The Ampatuan massacre not a press freedom issue

By: Limuel S. Celebria

I am neither surprised nor disappointed by the court’s decision to convict the principal accused in the 10-year old Ampatuan Massacre case in which some 58 were killed including some 32 journalists. It was an open and shut case which dragged on for years mainly because so many were accused, including some of those who were acquitted simply because their alleged participation was hardly material to the consummation of the demonic deed.

Also, just to put my neck out a little for some target exercise of my dear friends in the fourth estate, I daresay press freedom is an extraneous issue in the case. This case does not involve media suppression, oppression, nor censorship. In this case, some media practitioners were victims, yes, but only because they got in between two warring clans. In fact, the media here allowed themselves to be used as human shields by a desperate politician, Mangudadatu, so that he may be able to file his candidacy without getting killed by his vicious rival. I need not elaborate.

Be that as it may, I am thankful that justice has been served; that while the wheels Philippine justice system may grind exceedingly slow, it does a fine job in the ultimate.


Bird on a wire     

When MORE Electric and Power Corp. (MORE Power) executives filed last December 12 an administrative complaint against Regional Trial Court (Branch 35) Judge Daniel Antonio Gerardo S. Amular before the Supreme Court (SC), I thought it was simply adding another layer of suit on this already well-adorned power struggle. In my mind, it isn’t worth a bother since another suit would only further entangle this wired up mess. I thought wrong.

MORE Power legal counsel Hector P. Teodosio and Chief Operating Officer Roel Castro specifically sued Amular for grave misconduct, gross ignorance of the law and violation of the Code of Judicial Conduct. They said the complaint was prompted by the way Amular presided over the Writ of Possession or expropriation case filed by MORE Power against Panay Electric Co. (PECO).

It appears Judge Amular tried to get the two parties to settle out of court. He allegedly warned one of the parties that the case could drag on for years. Fair enough, an attempt at settlement is part of the judicial process. But then he sat on the case like a hen waiting for it to hatch.

In a November 28 ruling, Judge Amular suspended further proceedings on the expropriation case noting that the issue is already pending before the Supreme Court.  In part, the decision stated: “(T)he Court resolved to suspend further proceedings in this case in the interest of judicial fairness, respect to the Honorable Supreme Court, and for practicable reasons,” the decision read.

Clearly, the judge is avoiding his pecker getting caught in a wringer by trying not to second guess the highest court of the land. But a ruling, favorable to More or not, he must make if only to follow the order of things – first, the RTC decides on a case, the losing party appeals to a higher court or directly to the Supreme Court, and the SC issues a ruling which becomes part of the law of the land.

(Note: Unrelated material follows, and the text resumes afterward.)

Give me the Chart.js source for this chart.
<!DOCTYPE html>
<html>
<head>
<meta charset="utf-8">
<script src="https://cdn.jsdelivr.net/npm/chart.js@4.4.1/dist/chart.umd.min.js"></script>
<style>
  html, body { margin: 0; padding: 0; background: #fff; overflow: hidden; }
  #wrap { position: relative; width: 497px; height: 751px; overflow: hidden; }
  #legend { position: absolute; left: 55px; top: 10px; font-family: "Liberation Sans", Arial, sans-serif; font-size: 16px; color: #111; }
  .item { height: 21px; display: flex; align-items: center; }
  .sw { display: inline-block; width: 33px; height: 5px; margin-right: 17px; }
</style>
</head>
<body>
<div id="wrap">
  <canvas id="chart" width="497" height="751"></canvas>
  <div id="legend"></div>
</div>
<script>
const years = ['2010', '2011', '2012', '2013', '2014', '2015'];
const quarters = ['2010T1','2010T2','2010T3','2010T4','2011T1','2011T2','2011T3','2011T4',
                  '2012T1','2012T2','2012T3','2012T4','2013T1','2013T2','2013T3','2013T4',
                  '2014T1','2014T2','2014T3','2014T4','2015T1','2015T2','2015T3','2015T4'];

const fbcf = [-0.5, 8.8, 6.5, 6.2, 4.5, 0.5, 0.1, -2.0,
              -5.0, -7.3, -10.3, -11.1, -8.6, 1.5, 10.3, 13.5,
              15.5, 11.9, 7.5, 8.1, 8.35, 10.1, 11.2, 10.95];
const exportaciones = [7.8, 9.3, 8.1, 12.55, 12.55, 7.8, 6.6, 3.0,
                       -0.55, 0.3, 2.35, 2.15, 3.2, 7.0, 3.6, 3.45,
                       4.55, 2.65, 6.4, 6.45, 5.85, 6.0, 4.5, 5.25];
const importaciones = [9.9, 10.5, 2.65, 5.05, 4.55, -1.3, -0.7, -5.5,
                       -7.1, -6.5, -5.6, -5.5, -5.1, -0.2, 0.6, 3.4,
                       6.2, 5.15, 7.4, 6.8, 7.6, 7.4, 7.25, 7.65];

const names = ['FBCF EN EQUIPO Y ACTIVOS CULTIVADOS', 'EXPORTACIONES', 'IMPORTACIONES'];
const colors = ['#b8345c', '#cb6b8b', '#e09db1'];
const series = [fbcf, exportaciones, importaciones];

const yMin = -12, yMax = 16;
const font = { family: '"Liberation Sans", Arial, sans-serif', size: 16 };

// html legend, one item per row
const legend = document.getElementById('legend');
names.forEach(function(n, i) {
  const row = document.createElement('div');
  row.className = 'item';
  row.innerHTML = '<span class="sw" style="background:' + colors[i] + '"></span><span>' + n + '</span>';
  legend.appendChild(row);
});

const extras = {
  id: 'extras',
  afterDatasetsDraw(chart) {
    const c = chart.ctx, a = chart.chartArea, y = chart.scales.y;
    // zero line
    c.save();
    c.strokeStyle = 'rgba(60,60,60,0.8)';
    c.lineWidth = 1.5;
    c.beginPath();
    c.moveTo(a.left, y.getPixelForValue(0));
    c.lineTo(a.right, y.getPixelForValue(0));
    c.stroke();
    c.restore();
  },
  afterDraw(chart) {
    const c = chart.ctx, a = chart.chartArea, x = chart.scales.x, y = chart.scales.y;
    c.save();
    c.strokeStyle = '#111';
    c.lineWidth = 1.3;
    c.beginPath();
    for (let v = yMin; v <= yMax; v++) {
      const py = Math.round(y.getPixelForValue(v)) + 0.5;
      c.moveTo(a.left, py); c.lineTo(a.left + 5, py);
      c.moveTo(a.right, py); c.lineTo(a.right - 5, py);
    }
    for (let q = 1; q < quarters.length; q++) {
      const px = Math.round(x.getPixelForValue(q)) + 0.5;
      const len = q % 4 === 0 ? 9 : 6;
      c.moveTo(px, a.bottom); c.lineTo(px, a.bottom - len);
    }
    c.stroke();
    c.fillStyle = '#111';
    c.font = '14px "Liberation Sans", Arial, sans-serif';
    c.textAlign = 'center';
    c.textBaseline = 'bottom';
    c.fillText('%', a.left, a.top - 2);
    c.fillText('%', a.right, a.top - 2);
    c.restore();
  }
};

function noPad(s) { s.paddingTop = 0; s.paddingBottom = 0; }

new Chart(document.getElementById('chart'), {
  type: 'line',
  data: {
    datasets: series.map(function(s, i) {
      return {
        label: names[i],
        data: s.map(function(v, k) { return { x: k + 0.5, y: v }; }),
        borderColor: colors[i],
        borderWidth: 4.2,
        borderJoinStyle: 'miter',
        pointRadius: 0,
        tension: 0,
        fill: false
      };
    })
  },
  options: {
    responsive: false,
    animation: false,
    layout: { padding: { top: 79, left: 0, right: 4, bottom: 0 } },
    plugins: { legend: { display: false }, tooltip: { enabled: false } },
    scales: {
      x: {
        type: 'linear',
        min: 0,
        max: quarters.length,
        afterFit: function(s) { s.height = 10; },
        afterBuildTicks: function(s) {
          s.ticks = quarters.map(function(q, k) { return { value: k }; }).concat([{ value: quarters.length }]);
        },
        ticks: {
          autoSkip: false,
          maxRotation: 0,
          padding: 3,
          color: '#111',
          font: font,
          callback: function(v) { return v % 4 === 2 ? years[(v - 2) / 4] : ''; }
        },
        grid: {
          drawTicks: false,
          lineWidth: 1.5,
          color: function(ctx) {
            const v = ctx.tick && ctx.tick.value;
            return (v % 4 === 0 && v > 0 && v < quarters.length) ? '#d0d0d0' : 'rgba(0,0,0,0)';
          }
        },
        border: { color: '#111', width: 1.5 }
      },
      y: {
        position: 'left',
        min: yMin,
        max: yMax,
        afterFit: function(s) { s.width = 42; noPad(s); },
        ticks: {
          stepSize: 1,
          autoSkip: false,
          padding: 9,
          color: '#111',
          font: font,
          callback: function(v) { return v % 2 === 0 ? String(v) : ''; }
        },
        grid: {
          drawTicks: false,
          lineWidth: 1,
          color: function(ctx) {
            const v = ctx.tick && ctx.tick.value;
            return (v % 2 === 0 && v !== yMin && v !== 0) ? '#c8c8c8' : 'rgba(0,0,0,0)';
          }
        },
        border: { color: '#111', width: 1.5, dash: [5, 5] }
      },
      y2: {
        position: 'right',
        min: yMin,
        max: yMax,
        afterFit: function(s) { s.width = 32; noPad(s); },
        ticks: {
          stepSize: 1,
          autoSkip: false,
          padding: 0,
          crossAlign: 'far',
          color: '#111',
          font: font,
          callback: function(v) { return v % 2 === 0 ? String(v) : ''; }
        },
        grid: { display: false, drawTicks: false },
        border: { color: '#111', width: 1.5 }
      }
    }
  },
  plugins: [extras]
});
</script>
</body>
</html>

But, in fact, the Supreme Court has already given a hint on its leanings when it issued an order barring the issuance of any TRO based on the Mandaluyong court decision which ruled unconstitutional the inclusion of eminent domain powers to More through its Congressional franchise. It is this RTC decision, already overturned by the Court of Appeals, that is under judicial consideration by the High Court.

For sure, whatever ruling Judge Amular makes will find its way to the Supreme Court, especially because the issue is imbued with public interest. By acting like a bird sitting on a wire, he may simply have exposed himself to potshots from the public.